#### [WORK REQUIRED]
Print the entries in full, word for word, but not the pictures.

Figure scripts
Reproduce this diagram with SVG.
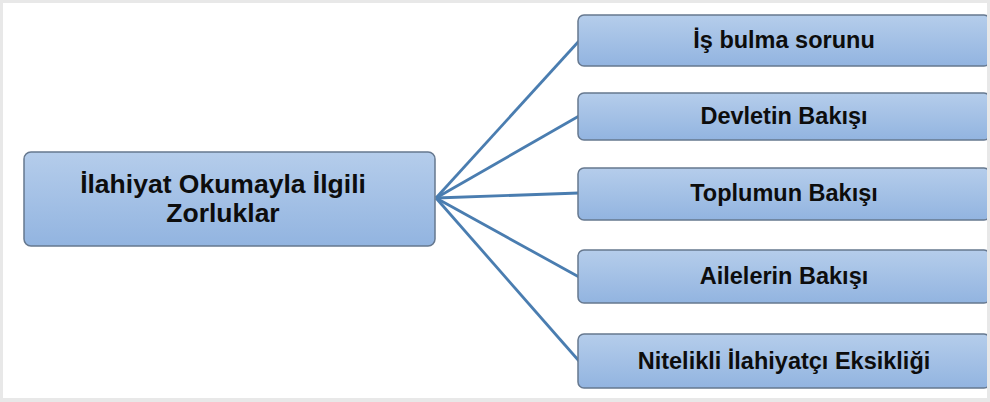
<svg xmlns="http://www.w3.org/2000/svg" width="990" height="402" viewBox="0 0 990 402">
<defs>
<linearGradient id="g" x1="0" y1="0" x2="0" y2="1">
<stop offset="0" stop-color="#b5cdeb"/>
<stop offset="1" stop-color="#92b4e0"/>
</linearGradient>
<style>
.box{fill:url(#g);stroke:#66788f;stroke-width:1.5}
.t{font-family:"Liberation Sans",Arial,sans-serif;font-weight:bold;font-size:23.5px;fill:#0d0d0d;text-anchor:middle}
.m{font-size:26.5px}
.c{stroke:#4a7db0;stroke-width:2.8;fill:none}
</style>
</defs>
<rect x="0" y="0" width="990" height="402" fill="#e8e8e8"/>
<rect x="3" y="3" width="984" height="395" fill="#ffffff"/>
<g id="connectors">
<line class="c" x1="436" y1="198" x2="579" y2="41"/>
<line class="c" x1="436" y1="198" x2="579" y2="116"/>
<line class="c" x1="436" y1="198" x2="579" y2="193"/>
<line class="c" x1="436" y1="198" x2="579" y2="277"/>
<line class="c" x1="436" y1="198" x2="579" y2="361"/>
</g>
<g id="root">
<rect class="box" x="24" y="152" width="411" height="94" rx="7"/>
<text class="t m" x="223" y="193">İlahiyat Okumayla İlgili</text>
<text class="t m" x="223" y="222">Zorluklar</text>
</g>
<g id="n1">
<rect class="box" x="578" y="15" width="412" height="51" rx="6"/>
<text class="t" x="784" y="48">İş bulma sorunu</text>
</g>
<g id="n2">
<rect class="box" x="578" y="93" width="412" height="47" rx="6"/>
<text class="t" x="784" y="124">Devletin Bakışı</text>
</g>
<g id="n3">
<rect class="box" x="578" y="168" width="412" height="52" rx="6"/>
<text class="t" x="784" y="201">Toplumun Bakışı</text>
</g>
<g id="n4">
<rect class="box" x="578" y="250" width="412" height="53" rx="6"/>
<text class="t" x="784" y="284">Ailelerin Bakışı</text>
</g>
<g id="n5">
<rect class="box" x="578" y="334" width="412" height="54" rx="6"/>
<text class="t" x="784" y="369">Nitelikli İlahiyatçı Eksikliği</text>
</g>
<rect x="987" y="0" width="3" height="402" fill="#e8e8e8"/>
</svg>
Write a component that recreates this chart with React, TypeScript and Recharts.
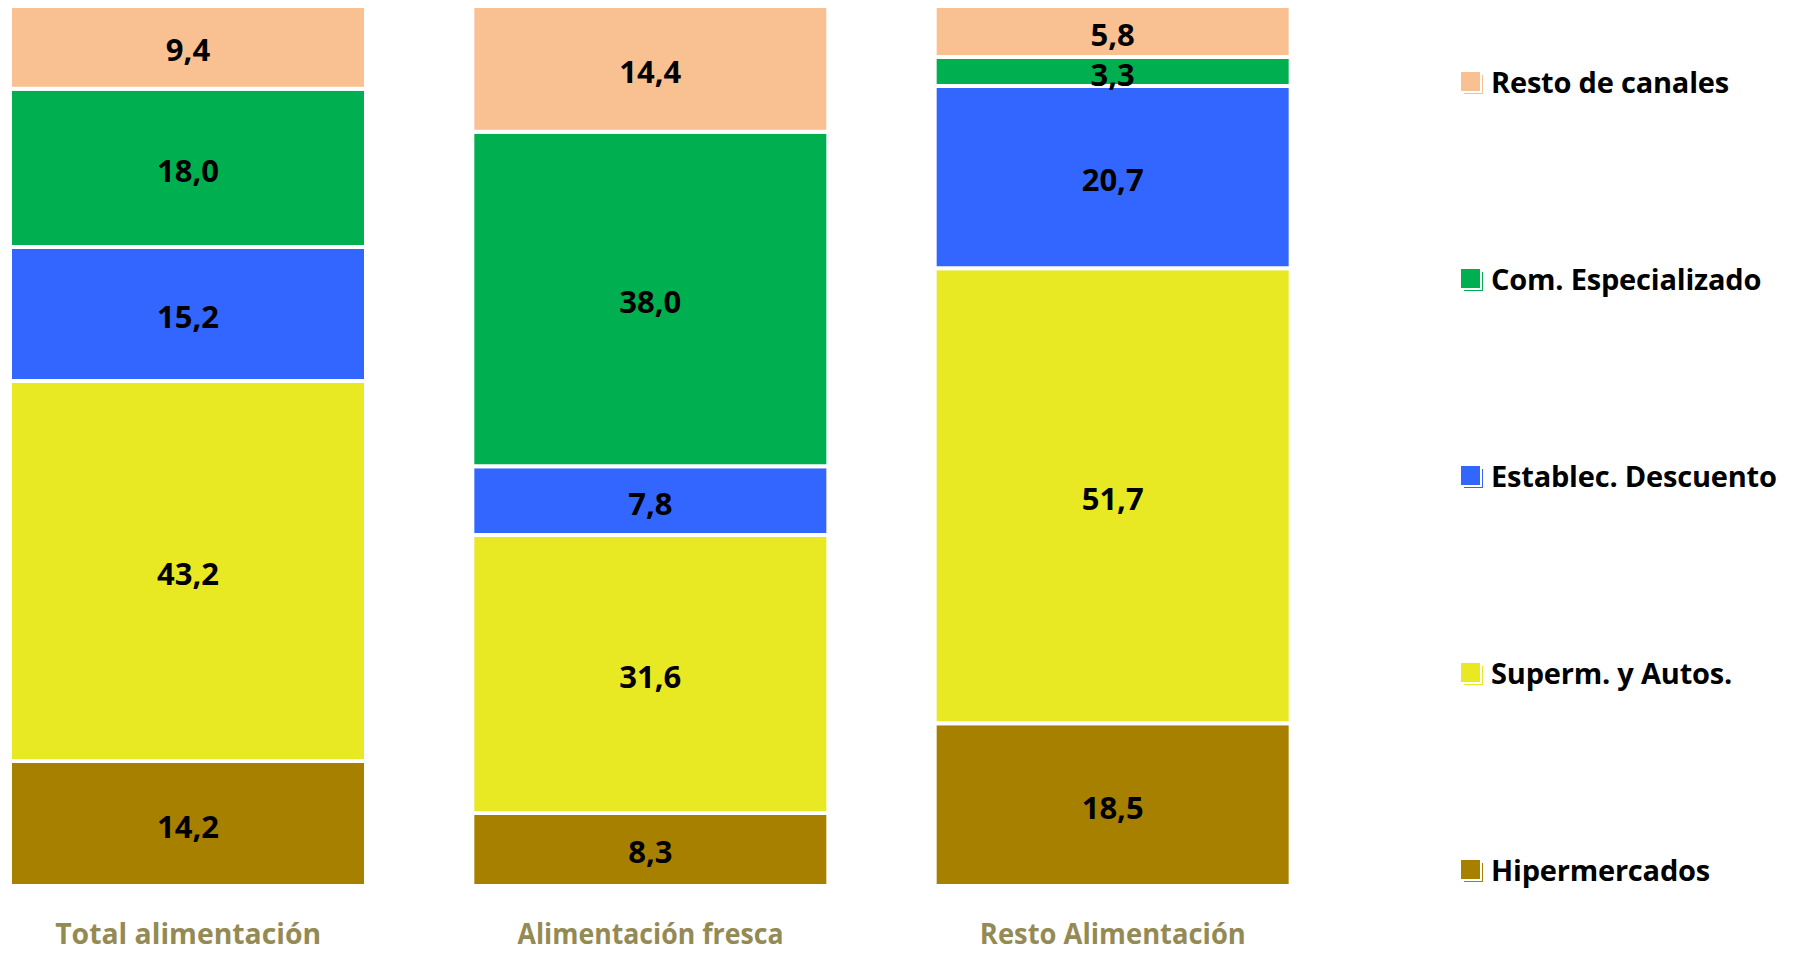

#### [EXERCISE RESPONSE]
Reproduce this diagram with SVG.
<svg xmlns="http://www.w3.org/2000/svg" width="990" height="402" viewBox="0 0 990 402">
<defs>
<linearGradient id="g" x1="0" y1="0" x2="0" y2="1">
<stop offset="0" stop-color="#b5cdeb"/>
<stop offset="1" stop-color="#92b4e0"/>
</linearGradient>
<style>
.box{fill:url(#g);stroke:#66788f;stroke-width:1.5}
.t{font-family:"Liberation Sans",Arial,sans-serif;font-weight:bold;font-size:23.5px;fill:#0d0d0d;text-anchor:middle}
.m{font-size:26.5px}
.c{stroke:#4a7db0;stroke-width:2.8;fill:none}
</style>
</defs>
<rect x="0" y="0" width="990" height="402" fill="#e8e8e8"/>
<rect x="3" y="3" width="984" height="395" fill="#ffffff"/>
<g id="connectors">
<line class="c" x1="436" y1="198" x2="579" y2="41"/>
<line class="c" x1="436" y1="198" x2="579" y2="116"/>
<line class="c" x1="436" y1="198" x2="579" y2="193"/>
<line class="c" x1="436" y1="198" x2="579" y2="277"/>
<line class="c" x1="436" y1="198" x2="579" y2="361"/>
</g>
<g id="root">
<rect class="box" x="24" y="152" width="411" height="94" rx="7"/>
<text class="t m" x="223" y="193">İlahiyat Okumayla İlgili</text>
<text class="t m" x="223" y="222">Zorluklar</text>
</g>
<g id="n1">
<rect class="box" x="578" y="15" width="412" height="51" rx="6"/>
<text class="t" x="784" y="48">İş bulma sorunu</text>
</g>
<g id="n2">
<rect class="box" x="578" y="93" width="412" height="47" rx="6"/>
<text class="t" x="784" y="124">Devletin Bakışı</text>
</g>
<g id="n3">
<rect class="box" x="578" y="168" width="412" height="52" rx="6"/>
<text class="t" x="784" y="201">Toplumun Bakışı</text>
</g>
<g id="n4">
<rect class="box" x="578" y="250" width="412" height="53" rx="6"/>
<text class="t" x="784" y="284">Ailelerin Bakışı</text>
</g>
<g id="n5">
<rect class="box" x="578" y="334" width="412" height="54" rx="6"/>
<text class="t" x="784" y="369">Nitelikli İlahiyatçı Eksikliği</text>
</g>
<rect x="987" y="0" width="3" height="402" fill="#e8e8e8"/>
</svg>
Write a component that recreates this chart with React, TypeScript and Recharts.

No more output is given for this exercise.